Collected material:
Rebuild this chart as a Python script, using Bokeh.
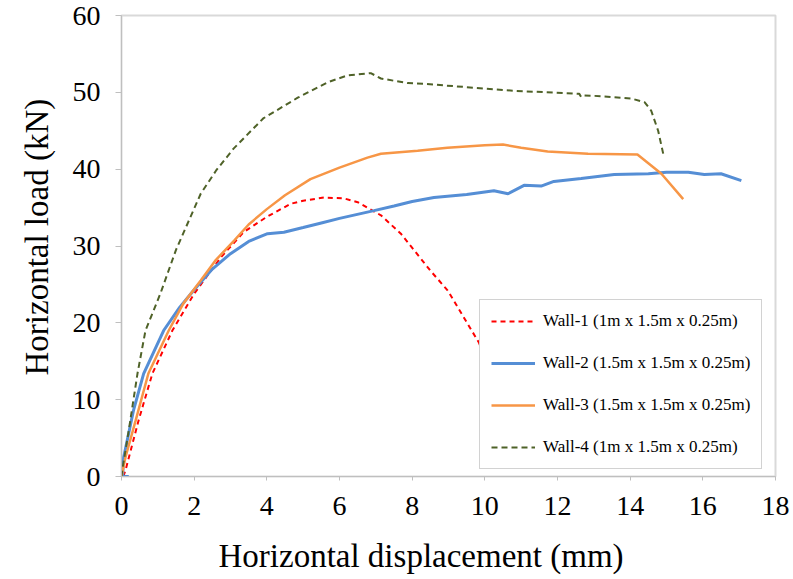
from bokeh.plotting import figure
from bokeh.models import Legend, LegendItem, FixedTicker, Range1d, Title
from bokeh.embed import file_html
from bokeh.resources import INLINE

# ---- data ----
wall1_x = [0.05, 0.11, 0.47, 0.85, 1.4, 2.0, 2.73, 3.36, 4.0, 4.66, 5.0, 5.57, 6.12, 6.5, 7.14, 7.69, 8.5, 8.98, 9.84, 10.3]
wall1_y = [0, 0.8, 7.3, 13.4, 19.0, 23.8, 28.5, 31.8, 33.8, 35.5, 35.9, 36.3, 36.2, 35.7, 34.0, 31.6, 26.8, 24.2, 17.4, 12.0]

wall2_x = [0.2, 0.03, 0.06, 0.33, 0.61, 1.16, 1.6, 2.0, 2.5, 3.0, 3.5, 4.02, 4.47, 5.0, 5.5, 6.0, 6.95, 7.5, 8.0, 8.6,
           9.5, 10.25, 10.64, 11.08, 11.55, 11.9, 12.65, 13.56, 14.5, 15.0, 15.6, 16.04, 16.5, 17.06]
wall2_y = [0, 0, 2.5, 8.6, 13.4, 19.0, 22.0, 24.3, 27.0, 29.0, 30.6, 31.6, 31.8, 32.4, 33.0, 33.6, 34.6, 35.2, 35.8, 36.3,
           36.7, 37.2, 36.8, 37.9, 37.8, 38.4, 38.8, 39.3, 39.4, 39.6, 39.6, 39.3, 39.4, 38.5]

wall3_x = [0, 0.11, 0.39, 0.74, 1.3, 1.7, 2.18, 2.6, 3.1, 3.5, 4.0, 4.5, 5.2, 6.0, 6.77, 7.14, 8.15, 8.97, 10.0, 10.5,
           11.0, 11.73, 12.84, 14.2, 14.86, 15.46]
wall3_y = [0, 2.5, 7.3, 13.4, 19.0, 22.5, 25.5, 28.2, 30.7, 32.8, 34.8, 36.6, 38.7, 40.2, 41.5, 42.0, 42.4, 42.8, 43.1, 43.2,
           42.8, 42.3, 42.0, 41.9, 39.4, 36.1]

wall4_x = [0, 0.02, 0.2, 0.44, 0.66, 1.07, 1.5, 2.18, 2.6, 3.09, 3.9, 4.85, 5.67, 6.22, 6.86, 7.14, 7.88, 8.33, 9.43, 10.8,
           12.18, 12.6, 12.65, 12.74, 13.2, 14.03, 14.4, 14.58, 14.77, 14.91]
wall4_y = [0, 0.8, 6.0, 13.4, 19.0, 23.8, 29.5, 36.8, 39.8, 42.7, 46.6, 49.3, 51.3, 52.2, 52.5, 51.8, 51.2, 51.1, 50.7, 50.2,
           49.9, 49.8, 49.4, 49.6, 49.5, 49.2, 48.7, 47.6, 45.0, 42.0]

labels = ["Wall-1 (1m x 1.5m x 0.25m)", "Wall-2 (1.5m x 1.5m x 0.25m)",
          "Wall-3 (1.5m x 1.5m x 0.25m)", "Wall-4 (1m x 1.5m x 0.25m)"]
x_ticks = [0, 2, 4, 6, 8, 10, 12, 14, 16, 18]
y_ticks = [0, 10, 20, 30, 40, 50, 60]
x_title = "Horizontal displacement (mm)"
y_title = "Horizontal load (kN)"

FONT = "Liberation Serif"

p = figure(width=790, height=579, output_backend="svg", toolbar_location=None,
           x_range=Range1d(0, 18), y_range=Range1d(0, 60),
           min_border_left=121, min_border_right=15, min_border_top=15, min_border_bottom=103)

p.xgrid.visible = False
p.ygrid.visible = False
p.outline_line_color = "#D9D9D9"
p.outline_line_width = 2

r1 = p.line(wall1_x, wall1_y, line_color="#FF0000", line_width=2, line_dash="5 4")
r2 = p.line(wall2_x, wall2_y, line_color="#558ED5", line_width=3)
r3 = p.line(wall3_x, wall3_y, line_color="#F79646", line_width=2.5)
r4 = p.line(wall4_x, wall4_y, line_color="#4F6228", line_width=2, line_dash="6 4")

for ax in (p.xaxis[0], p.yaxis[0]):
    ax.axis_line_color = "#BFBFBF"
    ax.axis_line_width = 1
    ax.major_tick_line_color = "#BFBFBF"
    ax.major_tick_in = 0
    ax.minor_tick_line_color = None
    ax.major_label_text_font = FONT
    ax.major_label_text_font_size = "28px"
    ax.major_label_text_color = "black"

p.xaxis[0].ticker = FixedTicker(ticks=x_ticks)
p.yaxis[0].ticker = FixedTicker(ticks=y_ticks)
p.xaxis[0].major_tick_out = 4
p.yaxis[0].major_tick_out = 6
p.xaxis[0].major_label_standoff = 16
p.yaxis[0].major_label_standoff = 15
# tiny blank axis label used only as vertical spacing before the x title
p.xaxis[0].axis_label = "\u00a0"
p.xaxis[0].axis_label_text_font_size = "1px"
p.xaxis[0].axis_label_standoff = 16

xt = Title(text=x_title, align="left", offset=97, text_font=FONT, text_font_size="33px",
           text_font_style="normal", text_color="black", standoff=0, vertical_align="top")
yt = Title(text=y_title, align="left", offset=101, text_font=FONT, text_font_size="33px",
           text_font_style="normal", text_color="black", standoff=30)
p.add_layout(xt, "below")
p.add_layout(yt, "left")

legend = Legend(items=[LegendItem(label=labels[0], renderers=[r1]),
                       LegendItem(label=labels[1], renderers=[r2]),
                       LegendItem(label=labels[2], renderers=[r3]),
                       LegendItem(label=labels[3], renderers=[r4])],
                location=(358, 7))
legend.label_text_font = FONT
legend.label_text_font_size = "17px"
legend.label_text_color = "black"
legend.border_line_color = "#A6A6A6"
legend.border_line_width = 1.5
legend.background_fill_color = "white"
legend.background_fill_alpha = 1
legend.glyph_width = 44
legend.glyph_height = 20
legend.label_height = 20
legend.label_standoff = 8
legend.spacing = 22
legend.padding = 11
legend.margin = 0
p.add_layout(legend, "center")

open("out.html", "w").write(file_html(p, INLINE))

Description of the task: Write the full listing out again with every line unchanged, but include no pictures.

Correct output:
Rebuild this chart as a Python script, using Bokeh.
from bokeh.plotting import figure
from bokeh.models import Legend, LegendItem, FixedTicker, Range1d, Title
from bokeh.embed import file_html
from bokeh.resources import INLINE

# ---- data ----
wall1_x = [0.05, 0.11, 0.47, 0.85, 1.4, 2.0, 2.73, 3.36, 4.0, 4.66, 5.0, 5.57, 6.12, 6.5, 7.14, 7.69, 8.5, 8.98, 9.84, 10.3]
wall1_y = [0, 0.8, 7.3, 13.4, 19.0, 23.8, 28.5, 31.8, 33.8, 35.5, 35.9, 36.3, 36.2, 35.7, 34.0, 31.6, 26.8, 24.2, 17.4, 12.0]

wall2_x = [0.2, 0.03, 0.06, 0.33, 0.61, 1.16, 1.6, 2.0, 2.5, 3.0, 3.5, 4.02, 4.47, 5.0, 5.5, 6.0, 6.95, 7.5, 8.0, 8.6,
           9.5, 10.25, 10.64, 11.08, 11.55, 11.9, 12.65, 13.56, 14.5, 15.0, 15.6, 16.04, 16.5, 17.06]
wall2_y = [0, 0, 2.5, 8.6, 13.4, 19.0, 22.0, 24.3, 27.0, 29.0, 30.6, 31.6, 31.8, 32.4, 33.0, 33.6, 34.6, 35.2, 35.8, 36.3,
           36.7, 37.2, 36.8, 37.9, 37.8, 38.4, 38.8, 39.3, 39.4, 39.6, 39.6, 39.3, 39.4, 38.5]

wall3_x = [0, 0.11, 0.39, 0.74, 1.3, 1.7, 2.18, 2.6, 3.1, 3.5, 4.0, 4.5, 5.2, 6.0, 6.77, 7.14, 8.15, 8.97, 10.0, 10.5,
           11.0, 11.73, 12.84, 14.2, 14.86, 15.46]
wall3_y = [0, 2.5, 7.3, 13.4, 19.0, 22.5, 25.5, 28.2, 30.7, 32.8, 34.8, 36.6, 38.7, 40.2, 41.5, 42.0, 42.4, 42.8, 43.1, 43.2,
           42.8, 42.3, 42.0, 41.9, 39.4, 36.1]

wall4_x = [0, 0.02, 0.2, 0.44, 0.66, 1.07, 1.5, 2.18, 2.6, 3.09, 3.9, 4.85, 5.67, 6.22, 6.86, 7.14, 7.88, 8.33, 9.43, 10.8,
           12.18, 12.6, 12.65, 12.74, 13.2, 14.03, 14.4, 14.58, 14.77, 14.91]
wall4_y = [0, 0.8, 6.0, 13.4, 19.0, 23.8, 29.5, 36.8, 39.8, 42.7, 46.6, 49.3, 51.3, 52.2, 52.5, 51.8, 51.2, 51.1, 50.7, 50.2,
           49.9, 49.8, 49.4, 49.6, 49.5, 49.2, 48.7, 47.6, 45.0, 42.0]

labels = ["Wall-1 (1m x 1.5m x 0.25m)", "Wall-2 (1.5m x 1.5m x 0.25m)",
          "Wall-3 (1.5m x 1.5m x 0.25m)", "Wall-4 (1m x 1.5m x 0.25m)"]
x_ticks = [0, 2, 4, 6, 8, 10, 12, 14, 16, 18]
y_ticks = [0, 10, 20, 30, 40, 50, 60]
x_title = "Horizontal displacement (mm)"
y_title = "Horizontal load (kN)"

FONT = "Liberation Serif"

p = figure(width=790, height=579, output_backend="svg", toolbar_location=None,
           x_range=Range1d(0, 18), y_range=Range1d(0, 60),
           min_border_left=121, min_border_right=15, min_border_top=15, min_border_bottom=103)

p.xgrid.visible = False
p.ygrid.visible = False
p.outline_line_color = "#D9D9D9"
p.outline_line_width = 2

r1 = p.line(wall1_x, wall1_y, line_color="#FF0000", line_width=2, line_dash="5 4")
r2 = p.line(wall2_x, wall2_y, line_color="#558ED5", line_width=3)
r3 = p.line(wall3_x, wall3_y, line_color="#F79646", line_width=2.5)
r4 = p.line(wall4_x, wall4_y, line_color="#4F6228", line_width=2, line_dash="6 4")

for ax in (p.xaxis[0], p.yaxis[0]):
    ax.axis_line_color = "#BFBFBF"
    ax.axis_line_width = 1
    ax.major_tick_line_color = "#BFBFBF"
    ax.major_tick_in = 0
    ax.minor_tick_line_color = None
    ax.major_label_text_font = FONT
    ax.major_label_text_font_size = "28px"
    ax.major_label_text_color = "black"

p.xaxis[0].ticker = FixedTicker(ticks=x_ticks)
p.yaxis[0].ticker = FixedTicker(ticks=y_ticks)
p.xaxis[0].major_tick_out = 4
p.yaxis[0].major_tick_out = 6
p.xaxis[0].major_label_standoff = 16
p.yaxis[0].major_label_standoff = 15
# tiny blank axis label used only as vertical spacing before the x title
p.xaxis[0].axis_label = "\u00a0"
p.xaxis[0].axis_label_text_font_size = "1px"
p.xaxis[0].axis_label_standoff = 16

xt = Title(text=x_title, align="left", offset=97, text_font=FONT, text_font_size="33px",
           text_font_style="normal", text_color="black", standoff=0, vertical_align="top")
yt = Title(text=y_title, align="left", offset=101, text_font=FONT, text_font_size="33px",
           text_font_style="normal", text_color="black", standoff=30)
p.add_layout(xt, "below")
p.add_layout(yt, "left")

legend = Legend(items=[LegendItem(label=labels[0], renderers=[r1]),
                       LegendItem(label=labels[1], renderers=[r2]),
                       LegendItem(label=labels[2], renderers=[r3]),
                       LegendItem(label=labels[3], renderers=[r4])],
                location=(358, 7))
legend.label_text_font = FONT
legend.label_text_font_size = "17px"
legend.label_text_color = "black"
legend.border_line_color = "#A6A6A6"
legend.border_line_width = 1.5
legend.background_fill_color = "white"
legend.background_fill_alpha = 1
legend.glyph_width = 44
legend.glyph_height = 20
legend.label_height = 20
legend.label_standoff = 8
legend.spacing = 22
legend.padding = 11
legend.margin = 0
p.add_layout(legend, "center")

open("out.html", "w").write(file_html(p, INLINE))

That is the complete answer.